With potential applications in everything from gene therapy, drug research and diagnosing viruses Clustered Regularly Interspaced Short Palindromic Repeats (CRISPR) is at the front of the medical world’s mind. But what is CRISPR and why all the hype?
What is CRISPR?
CRISPR is repeated chunks of DNA in bacteria. Like animals, bacteria are subject to viral infections. Bacteria use the CRISPR regions as a storage location for snippets of viral DNA after infection – a database of unfriendly viral DNA. By having this on file, the bacteria speed up their fight against future infections by similar viruses.
CRISPR technology is built off these sections of DNA. It involves a “DNA key” that binds to a section of DNA and an enzyme called Cas-9 that cuts and removes the bound section of DNA. Once removed, DNA manufactured by scientists can be inserted into the gap.
This means that for people with genetic conditions including cancer, it may one day be possible to remove mutated DNA and replace it with a corrected piece of genetic material.
Dr Le Cong from the Broad Institute at MIT is a world leader in CRISPR technology. He recently presented at the HGSA Conference in Hobart on the topic and says,
“Until now we could only read the genetic book inside us. CRISPR could give us a chance to sub-edit the text. It has the potential to offer improved treatment and more accurately diagnose disease and infection.”
Improving cancer treatments
Human trials into using CRISPR to treat cancer are on the horizon. Cancer cells are effective at supressing the immune response, which allows them to multiply without drawing attention. Researchers hope CRISPR will be able to make genetic edits that will boost this response.
Scientists will harvest a type of immune cell, known as T-cells, from a cancer patient’s blood and then use CRISPR to edit them so they can better recognise cancer cells. These will then be put back into the patient to hunt and kill tumour cells.
Fighting the Zika virus
Dr Cong says that the technology can also be used to improve diagnosis. CRISPR can be used to identify regions of DNA without inserting new genetic material. This could provide extremely accurate diagnosis of disease and infections, early.
Earlier this year a study was published in Cell that showed CRISPR could be used to diagnose Zika virus. Dr Cong has been involved in similar research into using CRISPR for HIV diagnosis. If the technology is proved successful, the possibilities are endless.

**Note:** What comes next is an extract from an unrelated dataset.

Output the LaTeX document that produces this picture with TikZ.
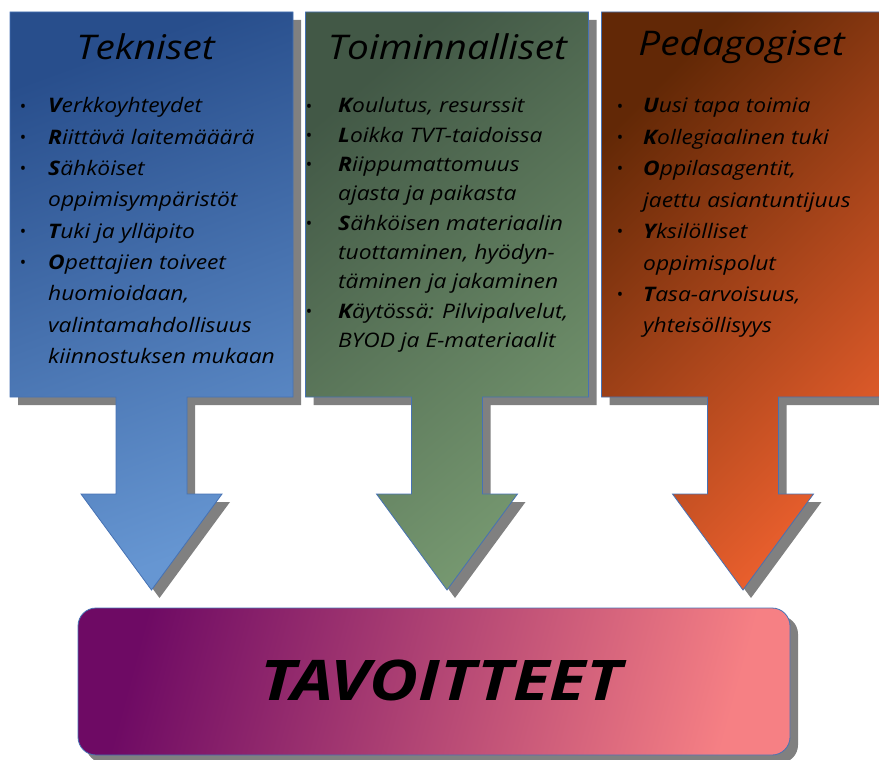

Dr Cong is careful to point out, though, that despite the rapid pace of research, it is still early days. There are ethical concerns to work through regarding human genetic editing. And human trials require long periods of research and big investment. But the discovery has been made. And many believe it’s just a matter of time before we learn how to effectively harness CRISPR to bring real solutions to patients.